The journalism student who was chauffeuring David Halberstam when the Pulitzer Prize winner was killed said Tuesday he jumped at the chance to spend time with the writer and is grief-stricken at what happened.
/ Source: The Associated Press

The journalism student who was chauffeuring David Halberstam when the Pulitzer Prize winner was killed said Tuesday he jumped at the chance to spend time with the writer and is grief-stricken at what happened.

“I want to apologize to his family because I feel so bad,” said Kevin Jones, 26, who is in his first year of a two-year program at the University of California, Berkeley Graduate School of Journalism. “I just wanted to help him.”

Although police have not established who was at fault in Monday’s crash, Jones said he felt responsible for the safety of his celebrated passenger.

An autopsy conducted Tuesday showed Halberstam died almost instantly when a broken rib punctured his heart, San Mateo County Coroner Robert Foucrault said. The cause of death was listed as multiple blunt force trauma.
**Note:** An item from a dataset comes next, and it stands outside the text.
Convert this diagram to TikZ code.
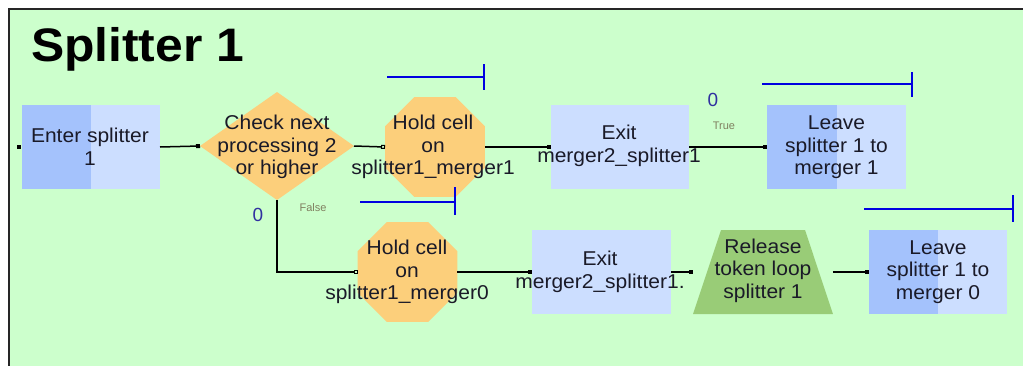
\documentclass[tikz,border=0pt]{standalone}
\usepackage{fontspec}
\setmainfont{Liberation Sans}
\newfontfamily\nodefont[FakeStretch=1.05]{Liberation Sans}
\newfontfamily\titlefont[FakeStretch=1.06]{Liberation Sans}
\usetikzlibrary{shapes.geometric,arrows.meta}
\definecolor{bg}{HTML}{CCFFCC}
\definecolor{dblue}{HTML}{A4C2FC}
\definecolor{lblue}{HTML}{CCDEFF}
\definecolor{orng}{HTML}{FCCF7B}
\definecolor{trgreen}{HTML}{99CC77}
\definecolor{txtc}{HTML}{1A1A28}
\definecolor{zeroc}{HTML}{3030A0}
\definecolor{condc}{HTML}{808060}
\definecolor{resc}{HTML}{0000E0}
\begin{document}
\begin{tikzpicture}[x=1pt,y=-1pt,
  every node/.style={inner sep=0pt,outer sep=0pt},
  rectbox/.style={rectangle,fill=lblue,minimum width=138pt,minimum height=84pt},
  twotone/.style={rectbox,path picture={\fill[dblue] (path picture bounding box.south west) rectangle (path picture bounding box.north);}},
  decide/.style={diamond,fill=orng,minimum width=154pt,minimum height=108pt},
  octa/.style={regular polygon,regular polygon sides=8,fill=orng,minimum size=108.2pt},
  trap/.style={trapezium,trapezium angle=71.6,trapezium stretches=true,fill=trgreen,minimum width=140pt,minimum height=84pt},
  txt/.style={align=center,text=txtc,font=\nodefont\fontsize{20}{22.5}\selectfont},
  conn/.style={line width=1.5pt,black},
  zero/.style={text=zeroc,font=\fontsize{19}{21}\selectfont},
  cond/.style={text=condc,font=\fontsize{11}{12}\selectfont},
  res/.style={line width=1.5pt,resc},
  ctip/.style={-{Square[length=4pt,width=4pt]}},
  otip/.style={-{Square[open,length=4pt,width=4pt,line width=1pt]}},
  stip/.style={{Bar[width=5pt,line width=1.5pt]}-}
]
\useasboundingbox (0,0) rectangle (1023,365);
\fill[bg] (8,8) rectangle (1030,370);
\draw[line width=2pt,black!85] (8.5,370) -- (8.5,8.5) -- (1030,8.5);

\node[anchor=base west,font=\titlefont\bfseries\fontsize{47}{50}\selectfont,text=black] (title) at (31,61) {Splitter 1};

% shapes
\node[twotone,minimum height=84pt] (enter) at (91,147) {};
\node[decide] (check) at (277,146) {};
\node[octa] (hold1) at (435,147) {};
\node[rectbox] (exit1) at (620,147) {};
\node[twotone,minimum width=139pt] (leave1) at (836.5,147) {};
\node[octa] (hold0) at (407.5,272) {};
\node[rectbox,minimum width=139pt] (exit2) at (601.5,272) {};
\node[trap] (rel) at (763,272) {\phantom{\rule{10pt}{10pt}}};
\node[twotone] (leave0) at (938,272) {};

\node[fill=black,minimum size=4pt,anchor=east] (entry) at ([xshift=-1pt]enter.west) {};

% texts
\node[txt] (enter-t) at (90,146.5) {Enter splitter\\1};
\node[txt] (check-t) at (277,147) {Check next\\processing 2\\or higher};
\node[txt] (hold1-t) at (433,147) {Hold cell\\on\\splitter1\_merger1};
\node[txt] (exit1-t) at (619,146) {Exit\\merger2\_splitter1};
\node[txt] (leave1-t) at (836.5,147.5) {Leave\\splitter 1 to\\merger 1};
\node[txt] (hold0-t) at (407,272) {Hold cell\\on\\splitter1\_merger0};
\node[txt] (exit2-t) at (600,272) {Exit\\merger2\_splitter1.};
\node[txt] (rel-t) at (763,270.5) {Release\\token loop\\splitter 1};
\node[txt] (leave0-t) at (938,272) {Leave\\splitter 1 to\\merger 0};

% connectors
\draw[conn,stip,ctip] (enter.east) -- (check.west);
\draw[conn,stip,otip] (check.east) -- (hold1.west);
\draw[conn,stip,ctip] (hold1.east) -- (exit1.west);
\draw[conn,stip,ctip] (exit1.east) -- (leave1.west);
\draw[conn,stip,otip] (check.south) |- (hold0.west);
\draw[conn,stip,ctip] (hold0.east) -- (exit2.west);
\draw[conn,stip,ctip] (exit2.east) -- (rel.bottom left corner |- rel.center);
\draw[conn,stip,ctip] (rel.bottom right corner |- rel.center) -- (leave0.west);

% labels
\node[zero] (z1) at (713,100) {0};
\node[cond] (t1) at (724,126) {True};
\node[zero] (z2) at (258,215) {0};
\node[cond] (f1) at (313,208) {False};

% resource bars
\draw[res] (387,77) -- (484,77) (484,64) -- (484,90);
\draw[res] (762,84) -- (912,84) (912,72) -- (912,97);
\draw[res] (360,202) -- (455,202) (455,187) -- (455,215);
\draw[res] (864,209) -- (1013,209) (1013,195) -- (1013,222);
\end{tikzpicture}
\end{document}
Jones was driving through an intersection with a traffic light when another car broadsided his, smashing into the passenger side, authorities said. Police said they were interviewing witnesses.

Halberstam, the author of 21 nonfiction books, was at work on a new one about the legendary 1958 NFL championship game between the Baltimore Colts and the New York Giants. Jones was taking him to interview Hall of Fame quarterback Y.A. Tittle, who lives south of San Francisco.

Jones, who suffered a small puncture in one lung, said he received an e-mail from the journalism school last Friday saying Halberstam was looking for a driver who would get $20 an hour and a one-on-one journalism lesson.

Jones was the first one to reply.

“He is one of those people you can’t say his name without saying Pulitzer Prize-winning author,” Jones said. “I’m a journalist and that deserves the utmost respect.”

Halberstam’s interview had been set for Saturday but was rescheduled for Monday morning, according to Jones. During the hour they spent in the car, they spoke about having children and about how Jones’ wife and Halberstam’s daughter were teachers.

Jones, who has hired a lawyer, would not discuss the crash itself. But he repeatedly expressed a desire “to make some kind of tribute” to the man who reached the pinnacle of his profession and spent the last hour of his life giving advice to a man just beginning his career.